YOUR INSTRUCTIONS - Your task is to transcribe the records exactly, skipping every image.

RECORDS TO USE -

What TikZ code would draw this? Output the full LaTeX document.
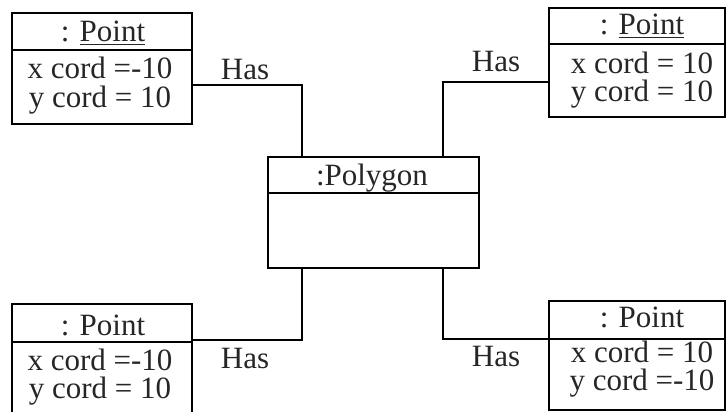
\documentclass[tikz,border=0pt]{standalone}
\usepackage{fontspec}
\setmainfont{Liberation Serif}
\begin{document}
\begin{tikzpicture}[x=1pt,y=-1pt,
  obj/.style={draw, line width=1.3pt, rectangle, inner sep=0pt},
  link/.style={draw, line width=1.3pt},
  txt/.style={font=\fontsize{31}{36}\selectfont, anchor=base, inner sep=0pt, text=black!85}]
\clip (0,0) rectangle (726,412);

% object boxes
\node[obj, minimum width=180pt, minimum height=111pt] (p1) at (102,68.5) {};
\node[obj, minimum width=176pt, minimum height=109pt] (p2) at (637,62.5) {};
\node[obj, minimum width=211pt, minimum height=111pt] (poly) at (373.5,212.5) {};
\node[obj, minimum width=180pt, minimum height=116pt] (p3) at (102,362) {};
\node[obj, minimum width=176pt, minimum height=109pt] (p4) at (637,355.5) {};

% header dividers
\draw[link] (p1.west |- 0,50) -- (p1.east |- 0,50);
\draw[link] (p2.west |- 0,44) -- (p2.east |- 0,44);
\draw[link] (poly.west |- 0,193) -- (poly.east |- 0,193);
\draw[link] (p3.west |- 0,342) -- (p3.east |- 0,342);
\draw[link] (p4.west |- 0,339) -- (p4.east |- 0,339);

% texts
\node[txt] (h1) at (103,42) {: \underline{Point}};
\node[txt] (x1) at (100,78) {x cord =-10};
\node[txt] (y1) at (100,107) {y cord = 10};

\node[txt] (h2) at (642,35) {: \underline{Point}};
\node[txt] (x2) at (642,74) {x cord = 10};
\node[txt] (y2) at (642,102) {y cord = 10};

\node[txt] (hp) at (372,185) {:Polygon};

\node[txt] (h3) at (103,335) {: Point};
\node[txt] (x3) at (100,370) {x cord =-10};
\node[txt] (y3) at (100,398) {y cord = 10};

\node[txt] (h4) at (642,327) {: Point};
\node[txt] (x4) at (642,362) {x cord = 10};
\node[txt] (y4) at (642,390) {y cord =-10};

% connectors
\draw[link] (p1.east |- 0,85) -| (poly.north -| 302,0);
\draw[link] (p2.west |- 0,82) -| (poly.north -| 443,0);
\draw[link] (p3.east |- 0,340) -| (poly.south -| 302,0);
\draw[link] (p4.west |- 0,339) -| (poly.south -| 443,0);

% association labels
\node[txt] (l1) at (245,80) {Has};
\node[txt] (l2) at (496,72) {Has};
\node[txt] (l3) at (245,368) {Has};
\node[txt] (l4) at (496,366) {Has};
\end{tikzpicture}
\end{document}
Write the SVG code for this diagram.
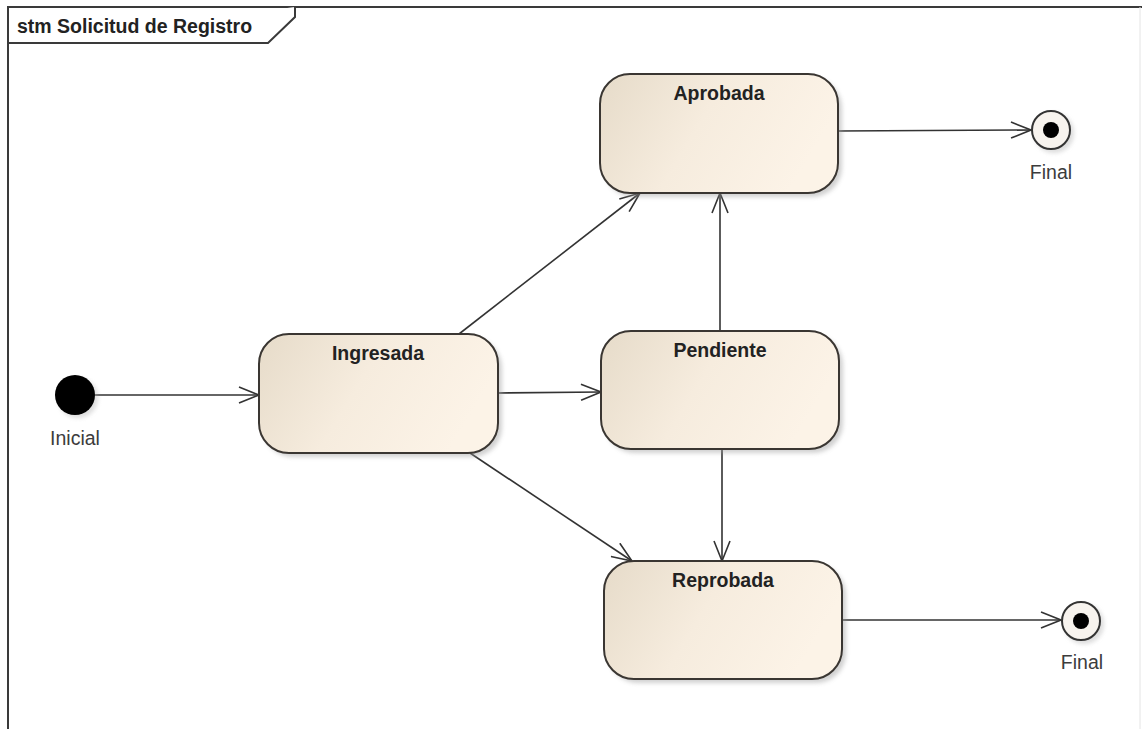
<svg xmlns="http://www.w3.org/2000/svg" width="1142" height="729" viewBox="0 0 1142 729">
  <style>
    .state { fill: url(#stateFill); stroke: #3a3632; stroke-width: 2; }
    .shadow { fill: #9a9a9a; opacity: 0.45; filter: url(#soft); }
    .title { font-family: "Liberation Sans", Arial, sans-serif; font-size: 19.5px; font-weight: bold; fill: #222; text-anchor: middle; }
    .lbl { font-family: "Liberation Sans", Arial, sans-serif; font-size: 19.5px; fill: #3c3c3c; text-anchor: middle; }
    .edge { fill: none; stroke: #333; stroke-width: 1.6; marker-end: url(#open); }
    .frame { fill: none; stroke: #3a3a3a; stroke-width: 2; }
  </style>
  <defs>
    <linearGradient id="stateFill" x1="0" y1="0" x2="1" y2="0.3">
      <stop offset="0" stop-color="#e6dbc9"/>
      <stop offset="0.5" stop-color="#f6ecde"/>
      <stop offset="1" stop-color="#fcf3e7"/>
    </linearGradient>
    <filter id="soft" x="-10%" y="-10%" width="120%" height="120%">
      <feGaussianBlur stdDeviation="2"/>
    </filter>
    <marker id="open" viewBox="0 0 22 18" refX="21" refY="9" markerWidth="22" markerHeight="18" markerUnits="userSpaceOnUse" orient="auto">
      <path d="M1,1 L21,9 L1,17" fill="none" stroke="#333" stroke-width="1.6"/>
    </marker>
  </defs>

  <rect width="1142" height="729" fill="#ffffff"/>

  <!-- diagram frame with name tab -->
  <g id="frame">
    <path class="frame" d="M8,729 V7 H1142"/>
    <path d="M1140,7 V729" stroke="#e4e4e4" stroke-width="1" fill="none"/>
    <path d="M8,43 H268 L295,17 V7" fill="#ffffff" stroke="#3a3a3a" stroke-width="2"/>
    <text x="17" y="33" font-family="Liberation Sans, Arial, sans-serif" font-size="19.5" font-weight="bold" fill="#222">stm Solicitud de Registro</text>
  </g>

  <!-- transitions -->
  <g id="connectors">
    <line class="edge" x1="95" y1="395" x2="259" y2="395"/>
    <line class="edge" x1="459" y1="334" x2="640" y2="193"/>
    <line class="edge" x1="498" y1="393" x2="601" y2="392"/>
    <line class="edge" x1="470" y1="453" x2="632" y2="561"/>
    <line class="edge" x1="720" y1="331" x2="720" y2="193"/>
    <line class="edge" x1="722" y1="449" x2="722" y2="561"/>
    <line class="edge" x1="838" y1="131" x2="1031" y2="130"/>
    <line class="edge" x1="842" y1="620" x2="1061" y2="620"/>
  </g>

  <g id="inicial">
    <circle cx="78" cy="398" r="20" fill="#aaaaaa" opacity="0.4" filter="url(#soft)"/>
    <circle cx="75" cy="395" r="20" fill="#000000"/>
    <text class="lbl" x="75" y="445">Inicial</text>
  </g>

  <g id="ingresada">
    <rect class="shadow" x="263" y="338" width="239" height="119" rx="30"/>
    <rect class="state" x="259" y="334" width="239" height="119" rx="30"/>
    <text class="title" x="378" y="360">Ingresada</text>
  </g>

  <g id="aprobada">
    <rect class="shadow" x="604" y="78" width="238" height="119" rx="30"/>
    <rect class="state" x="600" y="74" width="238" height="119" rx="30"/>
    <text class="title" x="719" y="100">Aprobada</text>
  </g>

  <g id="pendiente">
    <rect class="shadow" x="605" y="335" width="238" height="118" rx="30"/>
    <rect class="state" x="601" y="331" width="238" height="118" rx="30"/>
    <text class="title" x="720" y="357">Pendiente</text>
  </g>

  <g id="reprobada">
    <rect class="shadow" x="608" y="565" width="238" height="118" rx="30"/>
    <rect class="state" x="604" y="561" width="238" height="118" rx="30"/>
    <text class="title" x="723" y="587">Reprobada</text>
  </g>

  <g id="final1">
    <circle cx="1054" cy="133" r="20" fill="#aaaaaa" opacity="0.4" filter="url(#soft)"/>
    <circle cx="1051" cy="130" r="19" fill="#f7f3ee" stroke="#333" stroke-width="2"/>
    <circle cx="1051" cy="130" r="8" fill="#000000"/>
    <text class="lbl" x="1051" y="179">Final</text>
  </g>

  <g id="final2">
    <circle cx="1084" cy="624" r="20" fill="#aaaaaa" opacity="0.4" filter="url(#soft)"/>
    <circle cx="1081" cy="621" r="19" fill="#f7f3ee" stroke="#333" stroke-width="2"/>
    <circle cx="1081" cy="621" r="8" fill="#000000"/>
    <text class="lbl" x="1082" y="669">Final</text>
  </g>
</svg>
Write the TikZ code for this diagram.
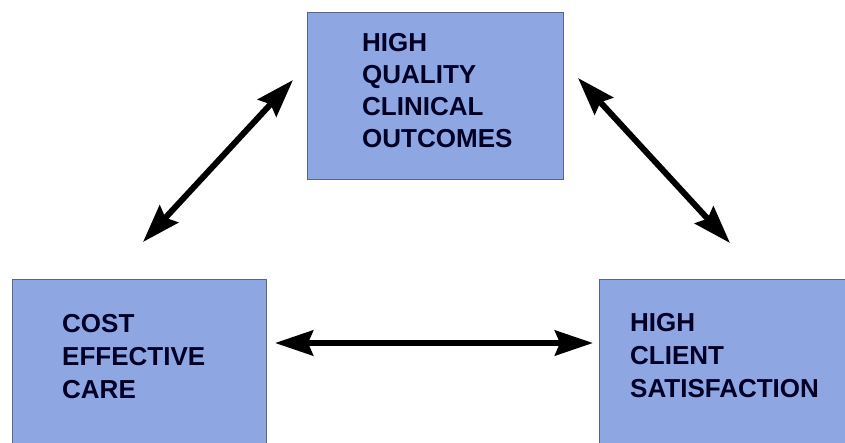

ANSWER TO THE TASK -
What TikZ code would draw this? Output the full LaTeX document.
\documentclass[tikz,border=0pt]{standalone}
\usepackage{fontspec}
\setmainfont{Liberation Serif}
\begin{document}
\begin{tikzpicture}[x=1pt,y=-1pt,
  obj/.style={draw, line width=1.3pt, rectangle, inner sep=0pt},
  link/.style={draw, line width=1.3pt},
  txt/.style={font=\fontsize{31}{36}\selectfont, anchor=base, inner sep=0pt, text=black!85}]
\clip (0,0) rectangle (726,412);

% object boxes
\node[obj, minimum width=180pt, minimum height=111pt] (p1) at (102,68.5) {};
\node[obj, minimum width=176pt, minimum height=109pt] (p2) at (637,62.5) {};
\node[obj, minimum width=211pt, minimum height=111pt] (poly) at (373.5,212.5) {};
\node[obj, minimum width=180pt, minimum height=116pt] (p3) at (102,362) {};
\node[obj, minimum width=176pt, minimum height=109pt] (p4) at (637,355.5) {};

% header dividers
\draw[link] (p1.west |- 0,50) -- (p1.east |- 0,50);
\draw[link] (p2.west |- 0,44) -- (p2.east |- 0,44);
\draw[link] (poly.west |- 0,193) -- (poly.east |- 0,193);
\draw[link] (p3.west |- 0,342) -- (p3.east |- 0,342);
\draw[link] (p4.west |- 0,339) -- (p4.east |- 0,339);

% texts
\node[txt] (h1) at (103,42) {: \underline{Point}};
\node[txt] (x1) at (100,78) {x cord =-10};
\node[txt] (y1) at (100,107) {y cord = 10};

\node[txt] (h2) at (642,35) {: \underline{Point}};
\node[txt] (x2) at (642,74) {x cord = 10};
\node[txt] (y2) at (642,102) {y cord = 10};

\node[txt] (hp) at (372,185) {:Polygon};

\node[txt] (h3) at (103,335) {: Point};
\node[txt] (x3) at (100,370) {x cord =-10};
\node[txt] (y3) at (100,398) {y cord = 10};

\node[txt] (h4) at (642,327) {: Point};
\node[txt] (x4) at (642,362) {x cord = 10};
\node[txt] (y4) at (642,390) {y cord =-10};

% connectors
\draw[link] (p1.east |- 0,85) -| (poly.north -| 302,0);
\draw[link] (p2.west |- 0,82) -| (poly.north -| 443,0);
\draw[link] (p3.east |- 0,340) -| (poly.south -| 302,0);
\draw[link] (p4.west |- 0,339) -| (poly.south -| 443,0);

% association labels
\node[txt] (l1) at (245,80) {Has};
\node[txt] (l2) at (496,72) {Has};
\node[txt] (l3) at (245,368) {Has};
\node[txt] (l4) at (496,366) {Has};
\end{tikzpicture}
\end{document}
Write the SVG code for this diagram.
<svg xmlns="http://www.w3.org/2000/svg" width="1142" height="729" viewBox="0 0 1142 729">
  <style>
    .state { fill: url(#stateFill); stroke: #3a3632; stroke-width: 2; }
    .shadow { fill: #9a9a9a; opacity: 0.45; filter: url(#soft); }
    .title { font-family: "Liberation Sans", Arial, sans-serif; font-size: 19.5px; font-weight: bold; fill: #222; text-anchor: middle; }
    .lbl { font-family: "Liberation Sans", Arial, sans-serif; font-size: 19.5px; fill: #3c3c3c; text-anchor: middle; }
    .edge { fill: none; stroke: #333; stroke-width: 1.6; marker-end: url(#open); }
    .frame { fill: none; stroke: #3a3a3a; stroke-width: 2; }
  </style>
  <defs>
    <linearGradient id="stateFill" x1="0" y1="0" x2="1" y2="0.3">
      <stop offset="0" stop-color="#e6dbc9"/>
      <stop offset="0.5" stop-color="#f6ecde"/>
      <stop offset="1" stop-color="#fcf3e7"/>
    </linearGradient>
    <filter id="soft" x="-10%" y="-10%" width="120%" height="120%">
      <feGaussianBlur stdDeviation="2"/>
    </filter>
    <marker id="open" viewBox="0 0 22 18" refX="21" refY="9" markerWidth="22" markerHeight="18" markerUnits="userSpaceOnUse" orient="auto">
      <path d="M1,1 L21,9 L1,17" fill="none" stroke="#333" stroke-width="1.6"/>
    </marker>
  </defs>

  <rect width="1142" height="729" fill="#ffffff"/>

  <!-- diagram frame with name tab -->
  <g id="frame">
    <path class="frame" d="M8,729 V7 H1142"/>
    <path d="M1140,7 V729" stroke="#e4e4e4" stroke-width="1" fill="none"/>
    <path d="M8,43 H268 L295,17 V7" fill="#ffffff" stroke="#3a3a3a" stroke-width="2"/>
    <text x="17" y="33" font-family="Liberation Sans, Arial, sans-serif" font-size="19.5" font-weight="bold" fill="#222">stm Solicitud de Registro</text>
  </g>

  <!-- transitions -->
  <g id="connectors">
    <line class="edge" x1="95" y1="395" x2="259" y2="395"/>
    <line class="edge" x1="459" y1="334" x2="640" y2="193"/>
    <line class="edge" x1="498" y1="393" x2="601" y2="392"/>
    <line class="edge" x1="470" y1="453" x2="632" y2="561"/>
    <line class="edge" x1="720" y1="331" x2="720" y2="193"/>
    <line class="edge" x1="722" y1="449" x2="722" y2="561"/>
    <line class="edge" x1="838" y1="131" x2="1031" y2="130"/>
    <line class="edge" x1="842" y1="620" x2="1061" y2="620"/>
  </g>

  <g id="inicial">
    <circle cx="78" cy="398" r="20" fill="#aaaaaa" opacity="0.4" filter="url(#soft)"/>
    <circle cx="75" cy="395" r="20" fill="#000000"/>
    <text class="lbl" x="75" y="445">Inicial</text>
  </g>

  <g id="ingresada">
    <rect class="shadow" x="263" y="338" width="239" height="119" rx="30"/>
    <rect class="state" x="259" y="334" width="239" height="119" rx="30"/>
    <text class="title" x="378" y="360">Ingresada</text>
  </g>

  <g id="aprobada">
    <rect class="shadow" x="604" y="78" width="238" height="119" rx="30"/>
    <rect class="state" x="600" y="74" width="238" height="119" rx="30"/>
    <text class="title" x="719" y="100">Aprobada</text>
  </g>

  <g id="pendiente">
    <rect class="shadow" x="605" y="335" width="238" height="118" rx="30"/>
    <rect class="state" x="601" y="331" width="238" height="118" rx="30"/>
    <text class="title" x="720" y="357">Pendiente</text>
  </g>

  <g id="reprobada">
    <rect class="shadow" x="608" y="565" width="238" height="118" rx="30"/>
    <rect class="state" x="604" y="561" width="238" height="118" rx="30"/>
    <text class="title" x="723" y="587">Reprobada</text>
  </g>

  <g id="final1">
    <circle cx="1054" cy="133" r="20" fill="#aaaaaa" opacity="0.4" filter="url(#soft)"/>
    <circle cx="1051" cy="130" r="19" fill="#f7f3ee" stroke="#333" stroke-width="2"/>
    <circle cx="1051" cy="130" r="8" fill="#000000"/>
    <text class="lbl" x="1051" y="179">Final</text>
  </g>

  <g id="final2">
    <circle cx="1084" cy="624" r="20" fill="#aaaaaa" opacity="0.4" filter="url(#soft)"/>
    <circle cx="1081" cy="621" r="19" fill="#f7f3ee" stroke="#333" stroke-width="2"/>
    <circle cx="1081" cy="621" r="8" fill="#000000"/>
    <text class="lbl" x="1082" y="669">Final</text>
  </g>
</svg>
Write the TikZ code for this diagram.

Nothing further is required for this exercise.